Facts about Seymour Hersh
Seymour Hersh Biography
Seymour "Sy" Hersh made his name and career by reporting in 1969 on the U.S. court martial of Lt. William Calley, the commanding officer in what became known as the My Lai Massacre, an incident in South Vietnam where U.S. soldiers tortured and killed nearly 500 civilians. Hersh won the Pulitzer Prize for the story and became one of the most famous journalists in the country. During the 1970s he reported for The New York Times, creating more controversy with reports on the covert operations of the U.S. Central Intelligence Agency. Consistently controversial, Hersh has written books that tell of Henry Kissinger‘s secret bombing of Cambodia, John Kennedy‘s wild and reckless White House, Israel’s behind-the-scenes attempts to get nuclear weapons and General Barry McCaffrey’s behavior during the Gulf War.
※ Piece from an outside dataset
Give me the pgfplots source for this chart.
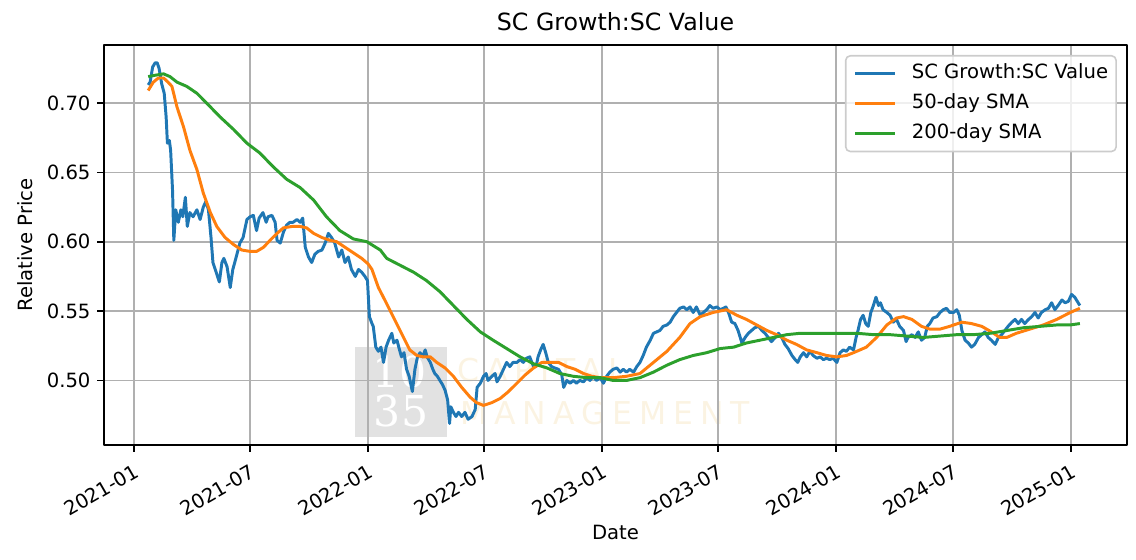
\documentclass[border=0pt]{standalone}
\usepackage{fontspec}
\setmainfont{DejaVu Sans}
\newfontfamily\wmserif{DejaVu Serif}
\usepackage{pgfplots}
\pgfplotsset{compat=1.18}
\usepackage{pgfplotstable}

\definecolor{mplblue}{HTML}{1F77B4}
\definecolor{mplorange}{HTML}{FF7F0E}
\definecolor{mplgreen}{HTML}{2CA02C}
\definecolor{gridgray}{HTML}{B0B0B0}
\definecolor{leggray}{HTML}{CCCCCC}
\definecolor{wmgray}{HTML}{E2E2E2}
\definecolor{wmbeige}{HTML}{FBF3E2}

% x = days since 2021-01-01
\pgfplotstableread{
x y
22 0.713
25 0.715
29 0.726
33 0.729
36 0.729
39 0.725
43 0.714
47 0.707
50 0.690
52 0.671
55 0.673
57 0.666
60 0.637
62 0.601
65 0.623
69 0.614
73 0.623
76 0.618
80 0.632
83 0.611
87 0.621
92 0.618
98 0.623
103 0.616
108 0.625
112 0.629
116 0.623
120 0.603
123 0.585
128 0.578
133 0.571
137 0.585
140 0.588
145 0.582
150 0.567
154 0.580
157 0.585
161 0.592
165 0.599
170 0.603
176 0.616
181 0.618
186 0.619
191 0.608
195 0.617
201 0.621
206 0.614
209 0.618
215 0.619
220 0.614
223 0.601
228 0.599
233 0.607
238 0.612
243 0.614
248 0.614
254 0.616
259 0.614
263 0.617
267 0.596
272 0.589
277 0.585
282 0.591
287 0.593
293 0.594
298 0.599
303 0.606
308 0.603
313 0.599
319 0.589
324 0.594
329 0.585
334 0.589
339 0.580
345 0.575
350 0.580
355 0.578
360 0.575
364 0.572
367 0.546
371 0.541
373 0.539
377 0.524
381 0.521
385 0.524
389 0.513
393 0.524
397 0.529
402 0.534
405 0.527
410 0.529
414 0.522
417 0.517
421 0.520
425 0.508
429 0.503
434 0.492
438 0.508
442 0.517
446 0.520
450 0.517
454 0.522
457 0.517
462 0.513
466 0.508
469 0.505
473 0.503
477 0.500
481 0.497
485 0.493
489 0.486
492 0.469
494 0.481
498 0.477
502 0.474
506 0.477
511 0.474
516 0.477
521 0.472
527 0.474
532 0.479
535 0.495
540 0.498
545 0.503
549 0.505
552 0.500
558 0.503
563 0.505
566 0.499
571 0.503
576 0.508
581 0.513
586 0.510
591 0.513
597 0.513
602 0.515
607 0.513
612 0.516
617 0.517
623 0.510
627 0.510
630 0.517
634 0.522
638 0.526
642 0.520
646 0.513
651 0.510
656 0.509
662 0.508
667 0.504
670 0.495
675 0.500
680 0.498
685 0.500
690 0.498
695 0.500
701 0.499
706 0.502
711 0.500
716 0.503
721 0.500
727 0.502
732 0.498
737 0.503
742 0.506
747 0.508
753 0.509
758 0.506
763 0.508
768 0.506
773 0.508
779 0.506
784 0.510
789 0.513
794 0.518
799 0.524
805 0.529
810 0.534
815 0.535
820 0.536
825 0.539
831 0.540
836 0.542
841 0.546
846 0.549
851 0.552
857 0.553
862 0.551
867 0.553
872 0.549
877 0.553
883 0.547
888 0.549
893 0.551
898 0.554
903 0.552
909 0.553
914 0.551
919 0.552
923 0.553
927 0.549
932 0.542
937 0.541
942 0.536
948 0.527
953 0.531
958 0.534
963 0.536
968 0.538
974 0.539
979 0.536
984 0.534
989 0.531
994 0.528
1000 0.531
1005 0.534
1010 0.531
1015 0.526
1020 0.523
1026 0.518
1031 0.515
1035 0.513
1039 0.517
1044 0.520
1049 0.517
1054 0.521
1059 0.518
1065 0.516
1070 0.517
1075 0.515
1080 0.516
1085 0.515
1090 0.516
1096 0.513
1101 0.520
1106 0.522
1111 0.521
1116 0.524
1122 0.522
1126 0.531
1129 0.536
1133 0.544
1137 0.547
1141 0.541
1145 0.539
1149 0.549
1153 0.554
1157 0.560
1161 0.554
1164 0.556
1168 0.551
1174 0.549
1179 0.547
1184 0.542
1189 0.544
1194 0.539
1200 0.536
1204 0.528
1207 0.531
1213 0.533
1218 0.531
1223 0.535
1228 0.529
1233 0.531
1237 0.539
1241 0.541
1246 0.545
1252 0.546
1257 0.549
1262 0.551
1267 0.552
1272 0.549
1278 0.549
1283 0.551
1287 0.547
1291 0.536
1296 0.529
1301 0.527
1306 0.524
1311 0.526
1317 0.531
1322 0.533
1327 0.535
1332 0.531
1337 0.529
1343 0.526
1348 0.531
1353 0.533
1358 0.536
1363 0.539
1369 0.542
1374 0.544
1379 0.541
1384 0.544
1389 0.541
1395 0.544
1400 0.546
1405 0.549
1410 0.545
1415 0.549
1421 0.551
1426 0.552
1431 0.556
1436 0.551
1441 0.554
1447 0.558
1452 0.556
1457 0.557
1462 0.562
1467 0.560
1471 0.557
1475 0.554
}\ratio

\pgfplotstableread{
x y
22 0.709
30 0.715
38 0.718
46 0.718
53 0.715
59 0.712
67 0.697
77 0.683
87 0.666
98 0.652
108 0.635
119 0.621
129 0.611
142 0.603
155 0.598
168 0.594
181 0.593
191 0.593
202 0.596
212 0.601
223 0.606
233 0.610
246 0.611
259 0.611
269 0.610
280 0.606
293 0.603
306 0.601
316 0.600
329 0.596
342 0.592
355 0.588
365 0.584
371 0.580
381 0.567
391 0.558
404 0.546
417 0.534
430 0.522
441 0.518
451 0.517
462 0.517
472 0.513
485 0.509
498 0.503
511 0.495
524 0.488
534 0.484
545 0.482
558 0.484
571 0.487
584 0.492
597 0.498
610 0.504
623 0.509
636 0.513
649 0.513
662 0.513
675 0.510
688 0.508
701 0.505
714 0.503
727 0.502
747 0.502
768 0.503
789 0.505
810 0.513
831 0.521
851 0.531
867 0.541
883 0.546
903 0.549
924 0.551
940 0.547
955 0.544
971 0.540
987 0.536
1002 0.533
1018 0.529
1033 0.526
1049 0.522
1065 0.520
1080 0.518
1096 0.517
1111 0.518
1122 0.520
1142 0.524
1158 0.531
1174 0.540
1189 0.545
1200 0.546
1213 0.544
1228 0.539
1241 0.537
1257 0.537
1272 0.539
1291 0.542
1306 0.541
1322 0.539
1337 0.535
1350 0.531
1361 0.531
1376 0.534
1397 0.537
1418 0.540
1439 0.544
1460 0.549
1475 0.552
}\smafifty

\pgfplotstableread{
x y
22 0.719
33 0.720
46 0.721
56 0.719
67 0.715
82 0.712
98 0.707
113 0.700
134 0.690
155 0.681
176 0.671
196 0.664
217 0.654
238 0.645
259 0.639
280 0.630
300 0.618
321 0.608
342 0.602
363 0.600
384 0.594
394 0.588
415 0.583
436 0.578
456 0.572
477 0.564
498 0.554
519 0.544
540 0.535
560 0.529
581 0.523
602 0.517
623 0.512
644 0.509
664 0.505
685 0.503
706 0.502
727 0.502
747 0.500
768 0.500
789 0.502
810 0.506
831 0.511
851 0.515
872 0.518
893 0.520
914 0.523
935 0.524
955 0.527
976 0.529
997 0.531
1018 0.533
1039 0.534
1059 0.534
1080 0.534
1101 0.534
1127 0.534
1153 0.533
1179 0.533
1205 0.532
1231 0.531
1257 0.532
1283 0.533
1309 0.533
1335 0.534
1361 0.536
1387 0.538
1413 0.539
1439 0.540
1460 0.540
1475 0.541
}\smatwohundred

\begin{document}
\begin{tikzpicture}
% watermark (behind the axis)
\fill[wmgray] (135.5pt,4.3pt) rectangle (185.2pt,52.9pt);
\node[text=white, inner sep=0pt, font=\wmserif\fontsize{23}{23}\selectfont] at (159.8pt,39.4pt) {10};
\node[text=white, inner sep=0pt, font=\wmserif\fontsize{23}{23}\selectfont] at (160.4pt,18.4pt) {35};
\node[anchor=west, inner sep=0pt, text=wmbeige, font=\fontsize{17}{17}\selectfont\addfontfeature{LetterSpace=22}] at (190.6pt,40.5pt) {CAPITAL};
\node[anchor=west, inner sep=0pt, text=wmbeige, font=\fontsize{17}{17}\selectfont\addfontfeature{LetterSpace=22}] at (192.2pt,17.3pt) {MANAGEMENT};

\begin{axis}[
  at={(0pt,0pt)}, anchor=south west,
  width=552.4pt, height=216pt, scale only axis,
  xmin=-46.8, xmax=1548.4, ymin=0.4535, ymax=0.7418,
  xtick={0,181,365,546,730,911,1095,1277,1461},
  xticklabels={2021-01,2021-07,2022-01,2022-07,2023-01,2023-07,2024-01,2024-07,2025-01},
  xticklabel style={rotate=30, anchor=north east, font=\fontsize{10.6}{12.7}\selectfont, yshift=-1.5pt},
  ytick={0.50,0.55,0.60,0.65,0.70},
  scaled y ticks=false,
  yticklabel style={/pgf/number format/fixed, /pgf/number format/fixed zerofill, /pgf/number format/precision=2, font=\fontsize{10.6}{12.7}\selectfont},
  /pgf/number format/assume math mode=true,
  tick align=outside, tick pos=left, major tick length=3.8pt,
  tick style={black, line width=0.86pt},
  axis line style={black, line width=0.86pt},
  grid=major, major grid style={color=gridgray, line width=0.86pt},
  title={SC Growth:SC Value},
  title style={font=\fontsize{12.8}{15}\selectfont, yshift=-1.8pt},
  xlabel={Date}, ylabel={Relative Price},
  label style={font=\fontsize{10.6}{12.7}\selectfont},
  xlabel style={at={(axis description cs:0.5,-0.22)}, anchor=center},
  ylabel style={at={(axis description cs:-0.0772,0.5)}, anchor=center},
  legend cell align=left,
  legend style={at={(1,1)}, anchor=north east, xshift=-5.4pt, yshift=-5.4pt,
    draw=leggray, line width=0.86pt, rounded corners=2.5pt, fill=white, fill opacity=0.8, text opacity=1,
    inner xsep=4.3pt, inner ysep=4.4pt, row sep=5.7pt, column sep=8.5pt,
    nodes={inner sep=0pt, text height=8pt, text depth=2.5pt},
    font=\fontsize{10.6}{12.7}\selectfont},
  legend image code/.code={\draw[#1, line width=1.6pt] (0pt,0pt) -- (21.3pt,0pt);},
  line join=round,
]
\addplot[mplblue, line width=1.6pt] table[x=x, y=y] {\ratio};
\addlegendentry{SC Growth:SC Value}
\addplot[mplorange, line width=1.6pt] table[x=x, y=y] {\smafifty};
\addlegendentry{50-day SMA}
\addplot[mplgreen, line width=1.6pt] table[x=x, y=y] {\smatwohundred};
\addlegendentry{200-day SMA}
\end{axis}
\pgfresetboundingbox
\path[use as bounding box] (-56.2pt,-62.1pt) rectangle (557.3pt,240.3pt);
\end{tikzpicture}
\end{document}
Held in high esteem by many, he is also considered by some to be an unreliable rogue. In 2001 he came under fire by the Pentagon (again) for reporting on military actions in Afghanistan; in 2004 he reported in The New Yorker that Iraqi prisoner abuse at Abu Ghraib jail in Baghdad, which focused initially on low-ranking U.S. soldiers (including Lynndie England), could be traced to orders by Donald Rumsfeld — orders President George W. Bush had been informed of ahead of time. The White House denied the allegations, and Hersh was himself once more the subject of headlines. In August of 2004 he published the book Chain of Command: The Road From 9/11 to Abu Ghraib, based on his magazine reports.